Of course it might get a little embarrassing when the nightly news opens with, “results of the election today revealed that for the twenty third time in a row, ‘none of the above’ garnered a majority of the votes.”
Of course on the other side of the coin, with nobody in office they couldn't do as much damage!
Liberals' client constituencies don't vote heavily enough, so he wants to herd them to the polls with cattle prods.
Gotta earn your way on the Democratic Plantation, boy.
Only those who are net contributors to the government should be allowed to vote. And, even among the net contributors, those who have not studied the issues and the candidates should be encouraged to skip it.
If everybody votes, we’ll be more free, and the government will be more legitimate. Win win!
Time to bring back the poll tax. The uninterested and uninformed should be discouraged from voting.
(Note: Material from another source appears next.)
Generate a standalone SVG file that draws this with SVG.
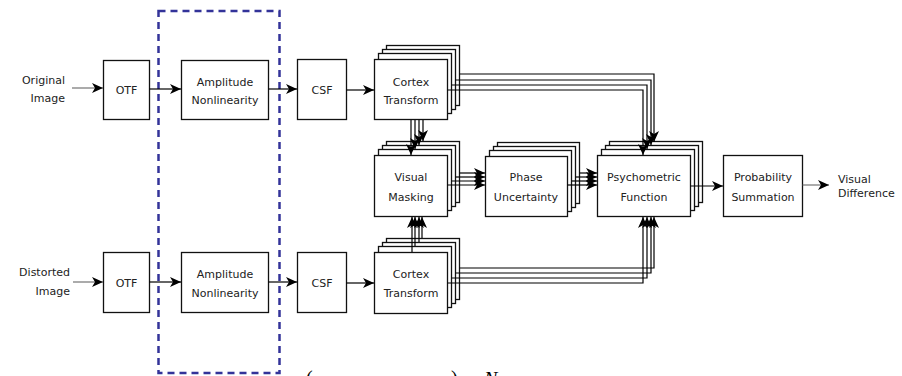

Thanks. I went looking for the specifics in the Constitution about land-owners being authorized to vote. Couldn’t find it.
Now I know why.
The Constitution originally left it up to the States as to who could vote and who could not, although later Amendments would spell out (and expand to) a near universal adult enjoyment of the voting franchise; making adult suffrage the Constitutional (but not entirely originalist) position.
A democracy cannot exist as a permanent form of government. It can only exist until the voters discover that they can vote themselves largesse from the public treasury. From that moment on, the majority always votes for the candidates promising the most benefits from the public treasury with the result that a democracy always collapses over loose fiscal policy, always followed by a dictatorship. The average age of the world’s greatest civilizations has been 200 years.
~~ http://www.lorencollins.net/tytler.html
Then only government could vote. Stop paying your taxes and see if you really own your land.
Well, it is restricted but I see your point now, verification at the polling booth. Agreed.
Did you know that a legal resident alien can vote?.............
The Democracy of Athens had rather limited exercise of the voting franchise.
And a Constitutional Republic like ours can have universal adult suffrage.
But yes, once 51% or more of the voting public is dependent upon government largess; the overwhelming tendency will be to vote for “bread and circuses”. In a Democracy there would be no check upon this impulse, hopefully a Republic under actual leadership can and will.
Full support.
Heck, I’d chip in some money. Here’s 5 bucks, go buy yourself a Big Mac.
Thanks for taking away my voting rights, jackass.
Add paying ‘car tax’ to the list, and then you might have something to say. Some of us just starting out haven’t bought property yet.
The lazy and uniformed would not know how to vote.
Most people who choose not to vote are doing their fellow citizens a favor by not having their ignorance dilute the votes of the informed. Compulsory voting sounds like what communists and third-world despots enact because they know they need the illusion of popular support to continue their anti-human campaigns as “the will of the people”.